Exercise materials:
+ + + + +

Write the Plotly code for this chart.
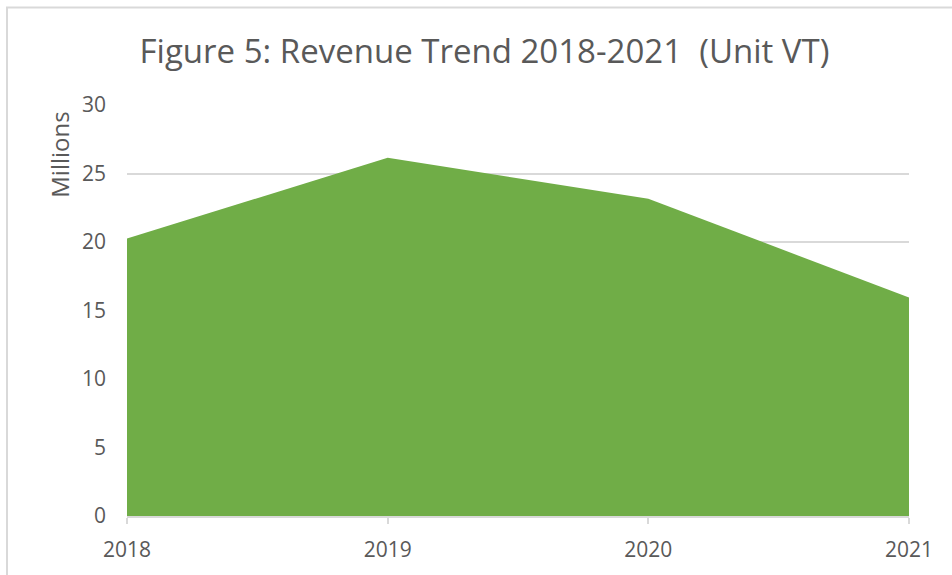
import plotly.graph_objects as go

years = ["2018", "2019", "2020", "2021"]
revenue_millions = [20.25, 26.15, 23.15, 15.95]
y_ticks = [0, 5, 10, 15, 20, 25, 30]

W, H = 952, 575
L, R, T, B = 127, 43, 105, 57
pw, ph = W - L - R, H - T - B

fig = go.Figure()
fig.add_trace(go.Scatter(
    x=years, y=revenue_millions, mode="lines", fill="tozeroy",
    line=dict(color="#70AD47", width=0), fillcolor="#70AD47",
    hoverinfo="x+y", showlegend=False,
))

font = "Open Sans, sans-serif"
gray = "#595959"

fig.update_layout(
    width=W, height=H,
    margin=dict(l=L, r=R, t=T, b=B),
    paper_bgcolor="white", plot_bgcolor="white",
    title=dict(text="Figure 5: Revenue Trend 2018-2021 \u00a0(Unit VT)",
               x=484.5 / W, xanchor="center", xref="container",
               y=1 - 51 / H, yanchor="middle", yref="container",
               font=dict(family=font, size=33, color=gray)),
    xaxis=dict(type="category", range=[0, 3], showgrid=False,
               showline=True, linecolor="#D9D9D9", linewidth=2,
               ticks="outside", ticklen=6, tickcolor="#D9D9D9", tickwidth=2,
               ticklabelstandoff=8,
               tickfont=dict(family=font, size=21, color=gray),
               zeroline=False, fixedrange=True),
    yaxis=dict(range=[0, 30], tickvals=y_ticks,
               showgrid=True, gridcolor="#D9D9D9", gridwidth=2,
               showline=False, zeroline=False, ticks="",
               ticklabelstandoff=20,
               tickfont=dict(family=font, size=21, color=gray),
               fixedrange=True),
    annotations=[dict(text="Millions", textangle=-90, showarrow=False,
                      xref="paper", yref="paper",
                      x=(60 - L) / pw, y=(H - B - 155) / ph,
                      xanchor="center", yanchor="middle",
                      font=dict(family=font, size=24, color=gray))],
    shapes=[dict(type="rect", xref="paper", yref="paper",
                 x0=(7 - L) / pw, x1=(W + 20 - L) / pw,
                 y0=(H - B - (H + 20)) / ph, y1=(H - B - 7) / ph,
                 line=dict(color="#D9D9D9", width=2), fillcolor="rgba(0,0,0,0)",
                 layer="below")],
)

fig.write_html("out.html", config={"displayModeBar": False},
               post_script="document.body.style.margin='0';document.body.style.overflow='hidden';")
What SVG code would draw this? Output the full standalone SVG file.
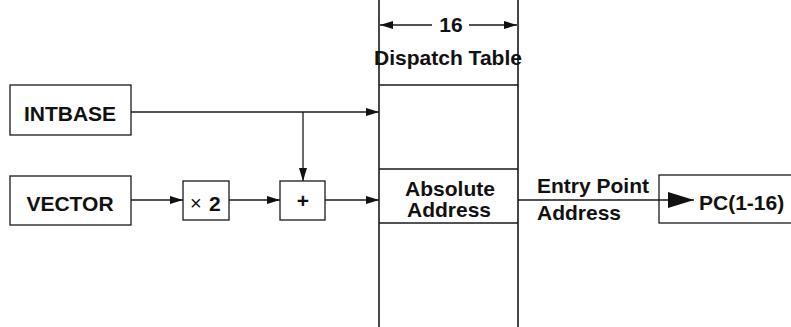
<svg xmlns="http://www.w3.org/2000/svg" width="791" height="327" viewBox="0 0 791 327">
  <style>
    .box { fill: #fff; stroke: #1a1a1a; stroke-width: 1.3; }
    .ln { fill: none; stroke: #1a1a1a; stroke-width: 1.3; }
    .wall { fill: none; stroke: #1a1a1a; stroke-width: 1.6; }
    .lbl { font-family: "Liberation Sans", Arial, Helvetica, sans-serif; font-weight: bold; font-size: 21px; fill: #111; }
    .mid { text-anchor: middle; }
  </style>
  <defs>
    <marker id="arr" markerWidth="13" markerHeight="8" refX="13" refY="4" orient="auto" markerUnits="userSpaceOnUse">
      <path d="M0,0 L13,4 L0,8 Z" fill="#111"/>
    </marker>
    <marker id="arrBig" markerWidth="26" markerHeight="16" refX="26" refY="8" orient="auto" markerUnits="userSpaceOnUse">
      <path d="M0,0 L26,8 L0,16 Z" fill="#111"/>
    </marker>
  </defs>

  <!-- dispatch table: two walls and its row dividers -->
  <g id="dispatch-table">
    <line class="wall" x1="379" y1="0" x2="379" y2="327"/>
    <line class="wall" x1="518" y1="0" x2="518" y2="327"/>
    <line class="ln" x1="379" y1="85" x2="518" y2="85"/>
    <line class="ln" x1="379" y1="169" x2="518" y2="169"/>
    <line class="ln" x1="379" y1="223" x2="518" y2="223"/>
    <text class="lbl mid" x="448" y="65">Dispatch Table</text>
    <text class="lbl mid" x="450" y="196">Absolute</text>
    <text class="lbl mid" x="449" y="217">Address</text>
  </g>

  <!-- width dimension -->
  <g id="width-dim">
    <line class="ln" x1="432" y1="25" x2="380" y2="25" marker-end="url(#arr)"/>
    <line class="ln" x1="469" y1="25" x2="517" y2="25" marker-end="url(#arr)"/>
    <text class="lbl mid" x="451" y="32">16</text>
  </g>

  <g id="intbase">
    <rect class="box" x="10" y="85" width="121" height="50"/>
    <text class="lbl mid" x="70" y="121">INTBASE</text>
  </g>

  <g id="vector">
    <rect class="box" x="10" y="176" width="121" height="49"/>
    <text class="lbl mid" x="70" y="211">VECTOR</text>
  </g>

  <g id="times2">
    <rect class="box" x="183" y="181" width="46" height="39"/>
    <text class="lbl" x="190" y="210" style="font-weight:normal;font-size:20px">×</text>
    <text class="lbl" x="209" y="211">2</text>
  </g>

  <g id="adder">
    <rect class="box" x="280" y="181" width="45" height="39"/>
    <text class="lbl mid" x="303" y="208">+</text>
  </g>

  <g id="pc">
    <rect class="box" x="659" y="175" width="140" height="48"/>
    <text class="lbl" x="699" y="210">PC(1-16)</text>
  </g>

  <g id="connectors">
    <line class="ln" x1="131" y1="112" x2="379" y2="112" marker-end="url(#arr)"/>
    <line class="ln" x1="303" y1="112" x2="303" y2="181" marker-end="url(#arr)"/>
    <line class="ln" x1="131" y1="200" x2="183" y2="200" marker-end="url(#arr)"/>
    <line class="ln" x1="229" y1="200" x2="280" y2="200" marker-end="url(#arr)"/>
    <line class="ln" x1="325" y1="200" x2="379" y2="200" marker-end="url(#arr)"/>
    <line class="ln" x1="518" y1="200" x2="694" y2="200" marker-end="url(#arrBig)"/>
    <text class="lbl" x="537" y="193">Entry Point</text>
    <text class="lbl" x="537" y="220">Address</text>
  </g>
</svg>
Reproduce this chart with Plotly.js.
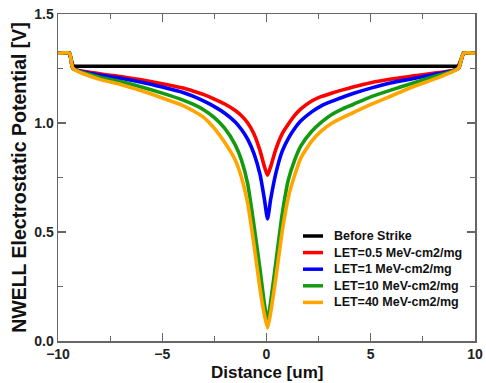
<!DOCTYPE html>
<html>
<head>
<meta charset="utf-8">
<script src="https://cdn.plot.ly/plotly-3.0.1.min.js"></script>
<style>html,body{margin:0;padding:0;background:#fff;}#chart{width:486px;height:383px;}</style>
</head>
<body>
<div id="chart"></div>
<script>
// Shared distance grid [um]
const distance = [-10, -9.45, -9.28, -8, -7, -6, -5, -4, -3.5, -3, -2.5, -2, -1.5, -1.2, -0.9, -0.6, -0.3, -0.1, 0.05,
  0.2, 0.45, 0.75, 1.05, 1.35, 1.65, 2.15, 2.65, 3.15, 3.65, 4.15, 5, 6, 7, 8, 9.2, 9.45, 10];
const seriesNames = ["Before Strike", "LET=0.5 MeV-cm2/mg", "LET=1 MeV-cm2/mg", "LET=10 MeV-cm2/mg", "LET=40 MeV-cm2/mg"];
const seriesColors = ["#000000", "#ff0000", "#0000ff", "#139a13", "#ffa500"];
const xTitle = "Distance [um]";
const yTitle = "NWELL Electrostatic Potential [V]";

const beforeStrike = [1.32, 1.32, 1.26, 1.26, 1.26, 1.26, 1.26, 1.26, 1.26, 1.26, 1.26, 1.26, 1.26, 1.26, 1.26, 1.26, 1.26, 1.26, 1.26,
  1.26, 1.26, 1.26, 1.26, 1.26, 1.26, 1.26, 1.26, 1.26, 1.26, 1.26, 1.26, 1.26, 1.26, 1.26, 1.26, 1.32, 1.32];
const let05 = [1.32, 1.32, 1.25, 1.226, 1.213, 1.198, 1.18, 1.16, 1.146, 1.13, 1.11, 1.087, 1.057, 1.033, 1.0, 0.95, 0.87, 0.80, 0.76,
  0.80, 0.88, 0.95, 0.995, 1.035, 1.065, 1.10, 1.122, 1.138, 1.152, 1.165, 1.185, 1.202, 1.215, 1.228, 1.25, 1.32, 1.32];
const let1 = [1.32, 1.32, 1.25, 1.22, 1.205, 1.187, 1.165, 1.14, 1.122, 1.10, 1.075, 1.045, 1.005, 0.97, 0.925, 0.86, 0.76, 0.65, 0.56,
  0.65, 0.77, 0.87, 0.93, 0.975, 1.01, 1.05, 1.08, 1.10, 1.118, 1.135, 1.16, 1.185, 1.203, 1.222, 1.25, 1.32, 1.32];
const let10 = [1.32, 1.32, 1.25, 1.21, 1.19, 1.165, 1.137, 1.105, 1.085, 1.06, 1.025, 0.975, 0.90, 0.83, 0.72, 0.53, 0.32, 0.17, 0.09,
  0.18, 0.36, 0.58, 0.74, 0.83, 0.895, 0.96, 1.005, 1.04, 1.065, 1.085, 1.12, 1.152, 1.182, 1.212, 1.25, 1.32, 1.32];
const let40 = [1.32, 1.32, 1.25, 1.20, 1.177, 1.148, 1.115, 1.08, 1.055, 1.025, 0.975, 0.91, 0.83, 0.75, 0.63, 0.44, 0.23, 0.12, 0.06,
  0.13, 0.29, 0.50, 0.66, 0.76, 0.84, 0.915, 0.965, 1.0, 1.025, 1.047, 1.085, 1.125, 1.165, 1.20, 1.25, 1.32, 1.32];

const allSeries = [beforeStrike, let05, let1, let10, let40];
const traces = allSeries.map((ys, i) => ({
  x: distance, y: ys, type: "scatter", mode: "lines",
  name: seriesNames[i],
  line: {color: seriesColors[i], width: 3.6, shape: i === 0 ? "linear" : "spline", smoothing: 0.5},
  hoverinfo: "skip", showlegend: false
}));

const font = "Liberation Sans, Arial, Helvetica, sans-serif";
const W = 486, H = 383, M = {l: 58, r: 11, t: 14, b: 42};
const pw = W - M.l - M.r, ph = H - M.t - M.b;
const px2x = px => (px - M.l) / pw;
const py2y = py => (H - M.b - py) / ph;

// Custom legend (compact spacing like the reference)
const legTop = 236, legStep = 16.6, legLineX0 = 303, legLineX1 = 323, legTextX = 332;
const shapes = [], annotations = [];
seriesNames.forEach((name, i) => {
  const yy = py2y(legTop + i * legStep);
  shapes.push({type: "line", xref: "paper", yref: "paper", x0: px2x(legLineX0), x1: px2x(legLineX1), y0: yy, y1: yy,
    line: {color: seriesColors[i], width: 3.5}});
  annotations.push({xref: "paper", yref: "paper", x: px2x(legTextX), y: yy, xanchor: "left", yanchor: "middle",
    text: name, showarrow: false, font: {family: font, size: 12.5, color: "#111", weight: "bold"}});
});
// x-axis title placed just below the tick labels, fully inside the page
annotations.push({xref: "paper", yref: "paper", x: 0.5, y: py2y(382.5), xanchor: "center", yanchor: "bottom",
  text: xTitle, showarrow: false, borderpad: 0, font: {family: font, size: 17, color: "#111", weight: "bold"}});

const axisCommon = {
  showline: true, linecolor: "#666", linewidth: 1.5, mirror: "ticks",
  ticks: "inside", ticklen: 8, tickwidth: 1.2, tickcolor: "#666",
  showgrid: false, zeroline: false,
  tickfont: {family: font, size: 14, color: "#222", weight: "bold"}
};

const layout = {
  width: W, height: H, margin: M,
  paper_bgcolor: "#fff", plot_bgcolor: "#fff",
  showlegend: false, shapes: shapes, annotations: annotations,
  xaxis: Object.assign({}, axisCommon, {
    range: [-10, 10], tickmode: "linear", tick0: -10, dtick: 5,
    minor: {dtick: 2.5, ticks: "inside", ticklen: 5, tickcolor: "#666", showgrid: false}
  }),
  yaxis: Object.assign({}, axisCommon, {
    range: [0, 1.5], tickmode: "linear", tick0: 0, dtick: 0.5, tickformat: ".1f",
    minor: {dtick: 0.25, ticks: "inside", ticklen: 5, tickcolor: "#666", showgrid: false},
    title: {text: yTitle, font: {family: font, size: 19.5, color: "#111", weight: "bold"}, standoff: 2}
  })
};

Plotly.newPlot("chart", traces, layout, {staticPlot: true, displayModeBar: false});
</script>
</body>
</html>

+ + + + +

Give only the number of lines in the material above that include the word "chart".

5